Latest update February 11th, 2025 2:15 PM
Sep 29, 2015 News
By Leonard Gildarie in New York
Venezuela’s Head of State, Nicolas Maduro (left), Secretary General
of the United Nations, Ban Ki-Moon and President David Granger
The administration has no immediate intention to spend monies to buy military weapons or increase its strength anytime soon, despite the aggression from neighbouring Venezuela.
Rather, President David Granger insisted Sunday night, that Guyana will continue to seek solutions through the diplomatic route.
Granger was speaking to reporters shortly after a critical meeting between him and Venezuela’s Head of State, Nicolas Maduro, which was facilitated by Secretary General of the United Nations, Ban Ki-Moon.
Both Granger and the Venezuelan leader are set to address world leaders participating in the United Nations General Assembly today.
The two leaders agreed that Venezuela will dispatch its Ambassador, back to Guyana after recalling her in July, during the row.
President Granger disclosed that his speech will center on increased UN protection for small states. It is expected also that the Venezuela issue will be raised.
The President would not immediately confirm that he will tone down his address following Sunday evening’s meeting with Maduro.
With Guyana four times smaller than Venezuela and an army and population 40 times smaller than Venezuela, it would be the route that Guyana would want to follow, Granger argued. The meeting was arranged at the UN after relations between the neighbours took a turn for the worse, after US-owned ExxonMobil discovered oil in Guyana waters and Venezuela in May, issued decrees claiming Essequibo and the area which the exploration rig had been working on.

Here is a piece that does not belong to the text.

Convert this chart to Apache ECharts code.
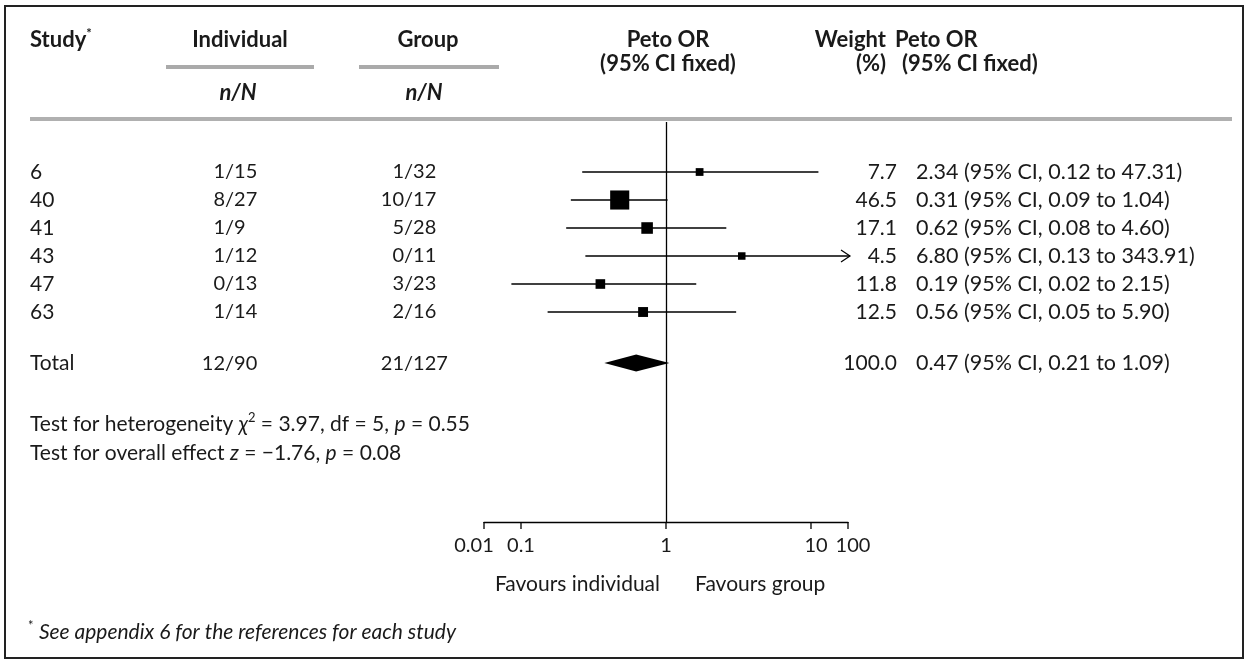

The claims sparked a tense situation with Maduro recalling his Ambassador and rumors that Venezuela will no longer, after November, pursue buying rice from Guyana in exchange for oil.
Maduro had also suspended approval for Guyana’s new Ambassador, Cheryl Miles, whose appointment has been held up for a few weeks.
Maduro, in a statement from his Foreign Ministry yesterday, made it clear that the issue with Miles and an Ambassador from Guyana would be restored.
Like Granger, the Venezuelan leader was upbeat that the meeting between the two, which saw them holding hands with Ban Ki-Moon opened a process of dialogue for collaboration.
However, Maduro refused to back down from the claims to Guyana’s maritime areas and its territory, insisting that it belongs to his country.
He noted that the meeting was “tense and difficult” but, in order to move towards the path of peace-diplomatic relations, it was decided to return the Ambassadors to their respective posts.
Maduro confirmed that the UN will establish a special technical committee that will visit Venezuela in the context of the Geneva Accord for a comprehensive look at the circumstances and the current situation.
“The Secretary General is committed after that visit, to do a study of all the options that gives us the Geneva Agreement and Article 33 of the UN Charter. Venezuela has insisted on the need to activate the good offices which is the final decision of consensus between Guyana, Venezuela and the Geneva Agreement and the General Secretariat,” Maduro said in the statement.
However, he made it clear that his country loved the brotherly people of Guyana and that it was agreed “to work together because there is no other way forward.”
On Sunday evening, President Granger told reporters that the meeting and its outcome would serve as an opening to resume normal relations with Venezuela.
In addition to the rice-for-oil deal, Guyana has benefitted from a rehabilitation facility- the Hugo Chavez Center- and other commercial projects.
Granger said that he expects President Maduro and his team to go back to the drawing board and refashion the nation’s relations with Guyana.
“We can’t threaten Venezuela… We want to develop our resources and we are telling Venezuela you do the same.”
The President also disclosed that he will be calling on world leaders to offer more protection for small states.
Guyana has been meeting with individual countries making its case on the border controversy.
On Sunday, the Head of State also met with the leaders of Georgia and Sierra Leone.
Asked about the silence of other neighbours in the region on the Venezuela issue, Granger stressed that things are happening. Diplomacy does not necessarily have to be noisy.
An efficient army is what the Government will concentrate on but efforts will be concentrated more on diplomacy.
Last week, Venezuela in a show of force deployed hundreds of soldiers to the border near Guyana, sparking condemnation from Guyana. That country has since started withdrawing the troops and equipment which include anti-aircraft guns.
Accompanying the President to the meeting with Maduro on Sunday evening were Foreign Affairs Minister, Carl Greenidge and Guyana’s Representative to the UN, George Talbot.